The temporal transformer 710 removes temporal redundancies between the frames in each GOP using one I frame as a reference. In the present embodiment, the temporal transformer 710 uses a Successive Temporal Approximation and Referencing (STAR) algorithm for temporal filtering. Unconstrained Motion Compensate Temporal Filtering (UMCTF) not including the step of updating frames may be used instead of the STAR algorithm. The temporal transformer 710 removes temporal redundancies in a video sequence with a GOP size of i. Furthermore, it increases the GOP size by a factor of 2 and removes temporal redundancies in the video sequence with a GOP size of i×2.
The spatial transformer 720 removes spatial redundancies in the frames from which the temporal redundancies have been removed by the temporal transformer 710. While a scalable video coding scheme usually employs wavelet transform to remove spatial redundancies, the spatial transformer 720 may use Discrete Cosine Transform (DCT).
The quantizer 730 performs quantization on the frames (transform coefficients) from which temporal and spatial redundancies have been removed. The quantization is performed using a well-known algorithm such as Embedded Zero-Tree Wavelet (EZW), Set Partitioning in Hierarchical Trees (SPIHT), Embedded Zero Block Coding (EZBC), or Embedded Block Coding with Optimized Truncation (EBCOT).

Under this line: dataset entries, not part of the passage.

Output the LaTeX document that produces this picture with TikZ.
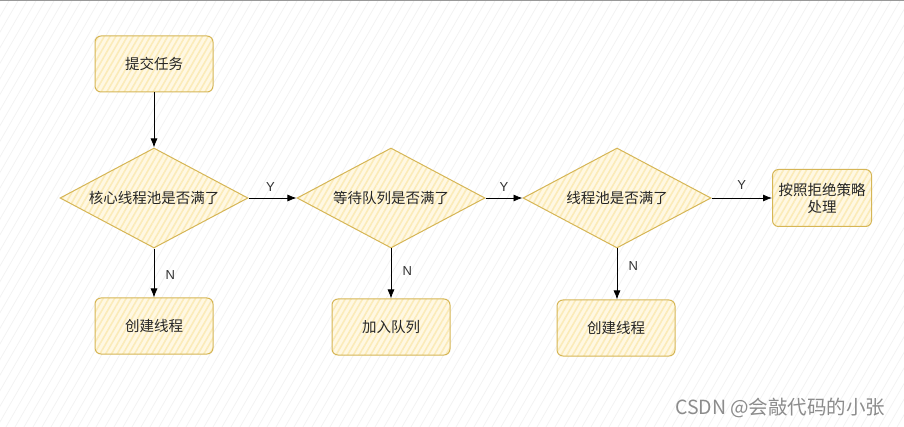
\documentclass[tikz,border=0pt]{standalone}
\usepackage{fontspec}
\setmainfont{Liberation Sans}
\newfontfamily\cjk{Noto Sans CJK SC}
\usetikzlibrary{shapes.geometric,arrows.meta,patterns.meta}
\definecolor{bordery}{HTML}{D6B656}
\definecolor{filly}{HTML}{FFF8E3}
\definecolor{hatchy}{HTML}{FBEBB8}
\tikzset{
  sketchfill/.style={preaction={fill=filly},pattern={Lines[angle=60,distance=5pt,line width=1.6pt]},pattern color=hatchy},
  procbox/.style={sketchfill,draw=bordery,line width=1pt,rounded corners=6pt,minimum width=118pt,minimum height=56pt,font=\cjk\fontsize{14.5}{17}\selectfont,align=center,text=black!85},
  endbox/.style={procbox,minimum width=99pt,minimum height=57pt},
  decision/.style={sketchfill,draw=bordery,line width=1pt,diamond,aspect=1.88,inner sep=0pt,minimum width=188pt,minimum height=100pt,font=\cjk\fontsize{14.5}{17}\selectfont,text=black!85},
  arr/.style={-{Latex[length=9pt,width=7pt]},line width=0.8pt},
  lab/.style={font=\fontsize{13}{15}\selectfont,text=black!80}
}
\begin{document}
\begin{tikzpicture}[x=1pt,y=-1pt]
\useasboundingbox (0,0) rectangle (904,427);
\fill[white] (0,0) rectangle (904,427);
\begin{scope}
\clip (0,0) rectangle (904,427);
\foreach \i in {-300,-291,...,910}{
  \draw[black!5,line width=0.7pt] (\i,427) -- ++(246.5,-427);
}
\end{scope}
\fill[black!40] (0,0) rectangle (904,1.5);

\node[procbox] (submit) at (154,64) {提交任务};
\node[decision] (d1) at (154,198) {核心线程池是否满了};
\node[decision] (d2) at (391,198) {等待队列是否满了};
\node[decision] (d3) at (617,198) {线程池是否满了};
\node[endbox] (reject) at (822,198) {按照拒绝策略\\处理};
\node[procbox] (c1) at (154,326) {创建线程};
\node[procbox] (q) at (391,327) {加入队列};
\node[procbox] (c2) at (616,328) {创建线程};

\draw[arr] (submit) -- (d1);
\draw[arr] (d1) -- node[lab,above=3pt,xshift=-2pt]{Y} (d2);
\draw[arr] (d2) -- node[lab,above=3pt]{Y} (d3);
\draw[arr] (d3) -- node[lab,above=5pt]{Y} (reject);
\draw[arr] (d1) -- node[lab,right=8pt,pos=0.55]{N} (c1);
\draw[arr] (d2) -- node[lab,right=8pt,pos=0.45]{N} (q);
\draw[arr] (d3.south) -- node[lab,right=8pt,pos=0.35]{N} (c2.north -| d3.south);

\node[font=\cjk\fontsize{19.5}{22}\selectfont,text=black!45,anchor=east] (wm) at (889,408) {CSDN @会敲代码的小张};
\end{tikzpicture}
\end{document}
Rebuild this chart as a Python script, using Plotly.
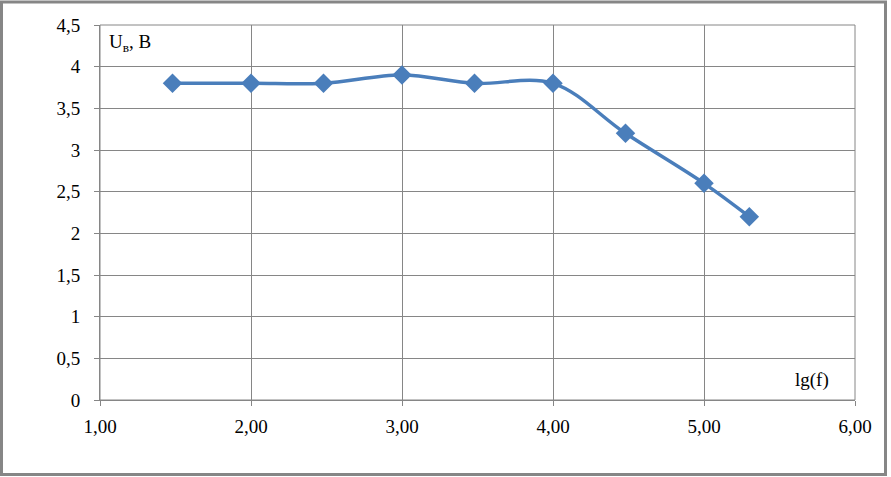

The determiner 740 determines whether to convert an I frame in frames encoded with the quantizer 730 to an H frame. To accomplish this, the determiner 740 compares a cost calculated when encoding with the GOP size of i with that calculated when encoding with the GOP size of i×2 and selects a GOP size with less cost. For example, if the former is less than the latter, the determiner 740 generates a bitstream encoded with the GOP size of i by encoding an I frame as an I frame. Conversely, when the latter is less than the former, the determiner 740 generates a bitstream encoded with the GOP size of i×2 by encoding an I frame to be converted as an H frame.
One way of reducing the computational load is to encode only a frame being converted into an H frame with the GOP size of i×2 instead of a video sequence and compare costs between the frame encoded with the GOP size of i×2 and a corresponding I frame encoded with the GOP size of i. This is possible because an H frame is encoded using the original frame as a reference instead of a decoded frame in most scalable video coding algorithms using open-loop systems.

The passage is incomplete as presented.